Some have described it is an invisible illness because it isn't nescessarily obvious what's going on from the outside and it is hard to explain to others what is going on, even after years of experiencing it, as i find people aren't good with chronic illnesses. The attitude can often be "aren't you over that yet, didn't you have that years ago? etc etc". Perhaps the lack of help and understanding was a gift in disguise as it made me take things into my own hands, i didn't want to feel this way and initially no one could help so it was up to me. I decided that i needed to look at it from all angles or rather that's what happened as one thing led to another, from the physical to the emotional and the spiritual too. I discovered quite a few truths about myself and i started to see that i actually wasn't the awful person or the failure that i felt for a long time but i actually had a place in this world and i had some wonderful things to offer.


I have slowly got myself better in increments over the last 10 years,with the help firstly of the amazing doctor who initially diagnosed me and made me feel that i wasn't going mad,some wonderful complimentary therapies&practitioners,some great friends, my wonderful family and an unendingly understanding boyfriend,who i am so lucky to say is now my husband. I also had to change the way i did many things such as it being imperative to use natural things particulalry in terms of skincare products as i became highly senstive to everything, changing what i ate and looking deeper into the emotional and spiritual stuff that i had not previously addressed or had tried to bury. It is an ongoing process. It has been an amazing journey to discover who i am at my core and what i want to do with my life.


I would say that it still affects me but it is minimal in comparison to how it used to be and i have days when things are so good that it is not an issue at all. I have hardly ever said i can't do this because of the Chronic Fatigue Syndrome, i have never wanted it to be an exscuse for anything, but perhaps acknowledging it fully is also part of the healing process and giving myself a break for feeling this way is also crucially important to this.
It is a journey and it has been an important part of my journey.
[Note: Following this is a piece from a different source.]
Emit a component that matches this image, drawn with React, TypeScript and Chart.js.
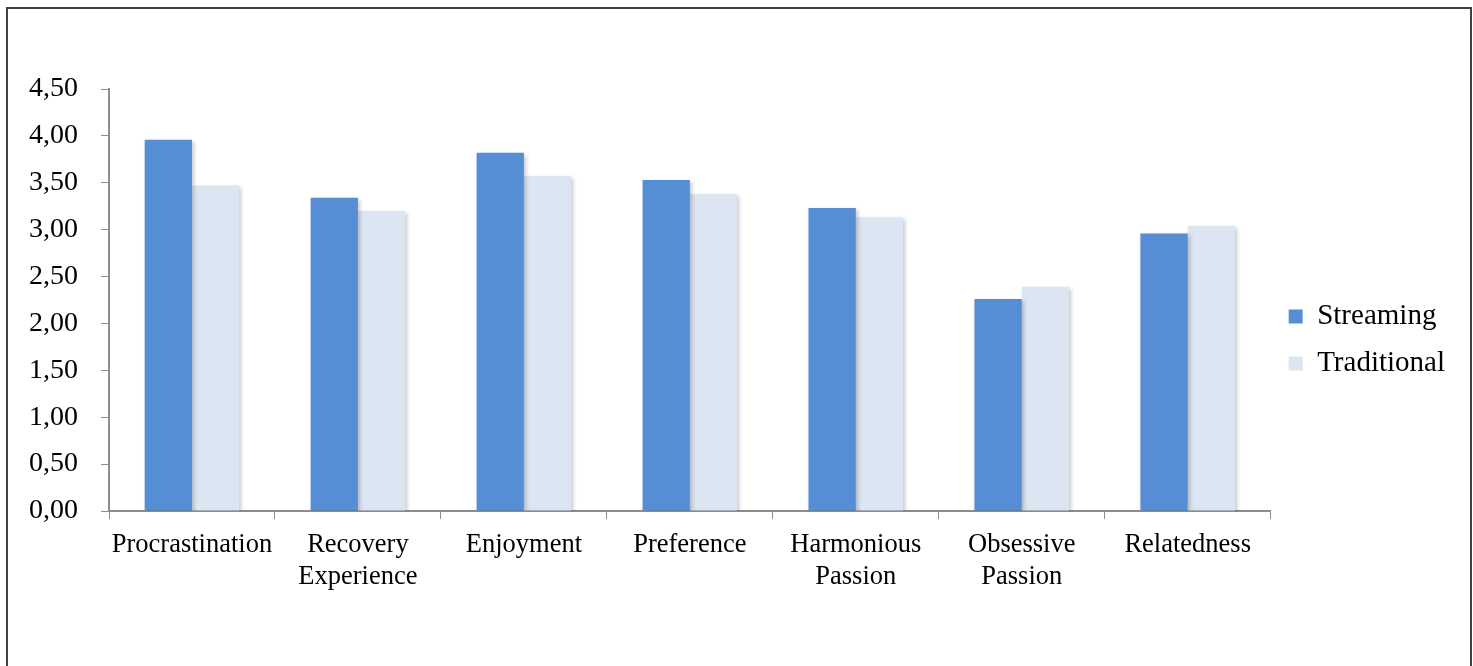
import React, { useEffect, useRef } from "react";
import { Chart, registerables } from "chart.js";

Chart.register(...registerables);

const categories: string[][] = [
  ["Procrastination"],
  ["Recovery", "Experience"],
  ["Enjoyment"],
  ["Preference"],
  ["Harmonious", "Passion"],
  ["Obsessive", "Passion"],
  ["Relatedness"],
];
const streamingValues = [3.96, 3.34, 3.82, 3.53, 3.23, 2.26, 2.96];
const traditionalValues = [3.47, 3.2, 3.57, 3.38, 3.13, 2.39, 3.04];
const seriesNames = ["Streaming", "Traditional"];
const yMin = 0;
const yMax = 4.5;
const yStep = 0.5;

const FONT = '"Liberation Serif", "Times New Roman", serif';

const shadowPlugin = {
  id: "barShadow",
  beforeDatasetsDraw(chart: any) {
    const ctx = chart.ctx;
    ctx.save();
    ctx.shadowColor = "rgba(0,0,0,0.22)";
    ctx.shadowBlur = 4;
    ctx.shadowOffsetX = 2;
    ctx.shadowOffsetY = 2;
  },
  afterDatasetsDraw(chart: any) {
    chart.ctx.restore();
  },
};

export default function App() {
  const ref = useRef<HTMLCanvasElement | null>(null);

  useEffect(() => {
    if (!ref.current) return;
    const chart = new Chart(ref.current, {
      type: "bar",
      data: {
        labels: categories,
        datasets: [
          {
            label: seriesNames[0],
            data: streamingValues,
            backgroundColor: "#558ED5",
            borderWidth: 0,
            categoryPercentage: 0.57,
            barPercentage: 1,
          },
          {
            label: seriesNames[1],
            data: traditionalValues,
            backgroundColor: "#DCE6F2",
            borderWidth: 0,
            categoryPercentage: 0.57,
            barPercentage: 1,
          },
        ],
      },
      options: {
        responsive: false,
        animation: false,
        devicePixelRatio: 1,
        layout: { padding: { top: 89, bottom: 75, left: 10, right: 18 } },
        plugins: {
          legend: {
            position: "right",
            labels: {
              boxWidth: 14,
              boxHeight: 14,
              color: "#000",
              padding: 18,
              font: { family: FONT, size: 29 },
            },
          },
          tooltip: { enabled: false },
        },
        scales: {
          x: {
            grid: {
              drawOnChartArea: false,
              drawTicks: true,
              tickLength: 8,
              color: "#8c8c8c",
              offset: true,
            },
            border: { display: true, color: "#8c8c8c", width: 2 },
            ticks: {
              color: "#000",
              font: { family: FONT, size: 26.5 },
              maxRotation: 0,
              autoSkip: false,
              padding: 10,
            },
            afterFit(scale: any) {
              scale.height = 80;
            },
          },
          y: {
            min: yMin,
            max: yMax,
            grid: {
              drawOnChartArea: false,
              drawTicks: true,
              tickLength: 8,
              color: "#8c8c8c",
            },
            border: { display: true, color: "#8c8c8c", width: 2 },
            ticks: {
              stepSize: yStep,
              color: "#000",
              font: { family: FONT, size: 28 },
              padding: 23,
              callback: (v: any) => Number(v).toFixed(2).replace(".", ","),
            },
            afterFit(scale: any) {
              scale.width = 99;
            },
          },
        },
      },
      plugins: [shadowPlugin],
    });
    return () => chart.destroy();
  }, []);

  return (
    <div style={{ position: "absolute", left: 0, top: 0, width: 1473, height: 666, overflow: "hidden", background: "#fff" }}>
      <div
        style={{
          position: "absolute",
          left: 6,
          top: 7,
          width: 1462,
          height: 700,
          border: "2px solid #404040",
          boxSizing: "content-box",
        }}
      />
      <canvas ref={ref} width={1473} height={666} style={{ position: "absolute", left: 0, top: 0, display: "block" }} />
    </div>
  );
}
I hope that each day that i work on things that it will improve and life will just keep getting better and better.


One person i really admire for taking the initiative to find her own solutions and therefore taking back her power is Bethany Hagensen. Bethany was paralyzed from the waist down for three years due to an adverse reaction to a tetanus shot, complicated by Reflex Sympathetic Dystrophy, Fibromyalgia, Osteoporosis, and Ehlers Danlos Syndrome. The medical system eventually failed her and Bethany decided to try the raw vegan diet, with no expectations of anything fantastic coming out of it. What she experienced was beyond her greatest expectations. Restored health, mobility and a spiritual awakening followed within six months of changing her lifestyle. Bethany is now walking with no assistance and has a very different life.
Have a look at Bethany Hagensens story here or here  and see the following website which is a trailer for a film about her healing story: www.bethanysstory.com.



A beacon of light or an extremist? Perhaps it's not just the lens through which you view life, but the fact that in order to be a beacon you also need to be extreme....just a thought.